In Fällen wie dem vorliegenden, in denen dem Gerichtsverfahren ein Mahnverfahren vor dem Amtsgericht vorausgegangen ist, entscheidet das Gericht gemäß § 193 Abs. 1 Satz 2 SGG auch, welcher Beteiligte die Gerichtskosten zu tragen hat. Entsprechend der Gesetzesbegründung ist diese Vorschrift jedoch dergestalt einschränkend zu verstehen, dass es in ihr nur um die Tragung der Kosten eines vorangegangenen Mahnverfahrens geht (vgl.
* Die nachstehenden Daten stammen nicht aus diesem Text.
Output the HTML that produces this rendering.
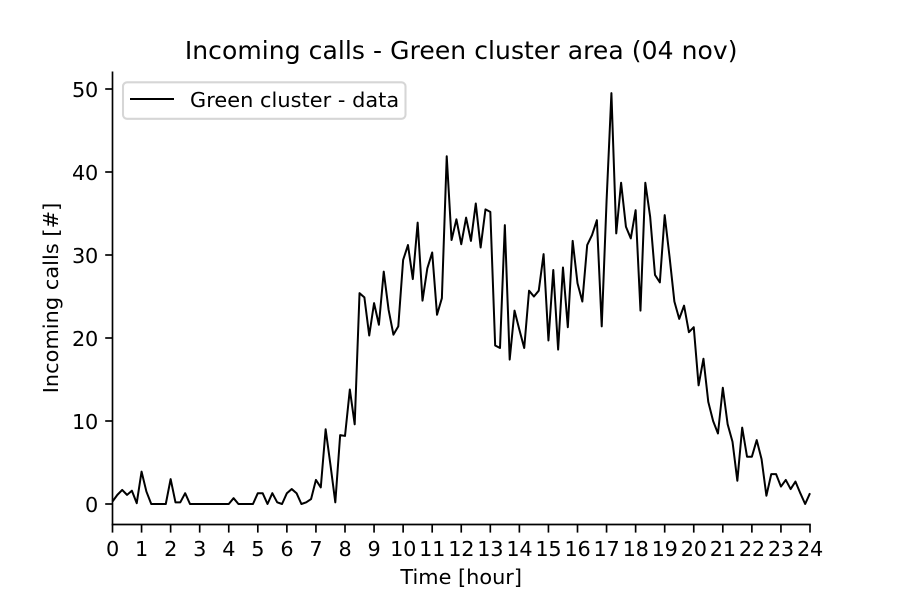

BSG, Urteil vom 12.02.2004, B 12 P 2/03 R; BVerfG, Nichtannahmebeschluss vom 31.01.2008, 1 BvR 1806/02).
Unter Berücksichtigung dieser Grundsätze entspricht es nach Auffassung der Kammer billigem Ermessen, dass der Beklagte im vorliegenden Falle die Gerichtskosten des Mahnverfahrens zu tragen hat. In Anbetracht des vom Beklagten abgegebenen Anerkenntnisses hinsichtlich des klägerischerseits geltend gemachten Anspruchs erachtet die Kammer weitere Ausführungen hierzu für entbehrlich.
Gemäß § 193 Abs. 4 SGG sind jedoch die Aufwendungen der in § 184 Abs. 1 SGG genannten Gebührenpflichtigen - zu denen auch die Klägerin als privates Pflegeversicherungsunternehmen gehört - nicht erstattungsfähig.
Dieser Beschluss ist hinsichtlich des Tenors zu 1. nach § 102 Abs. 3 Satz 2 SGG in entsprechender Anwendung unanfechtbar und ist gegen den Beschluss im Übrigen gemäß § 172 Abs. 3 Nr. 3 SGG die Beschwerde ausgeschlossen.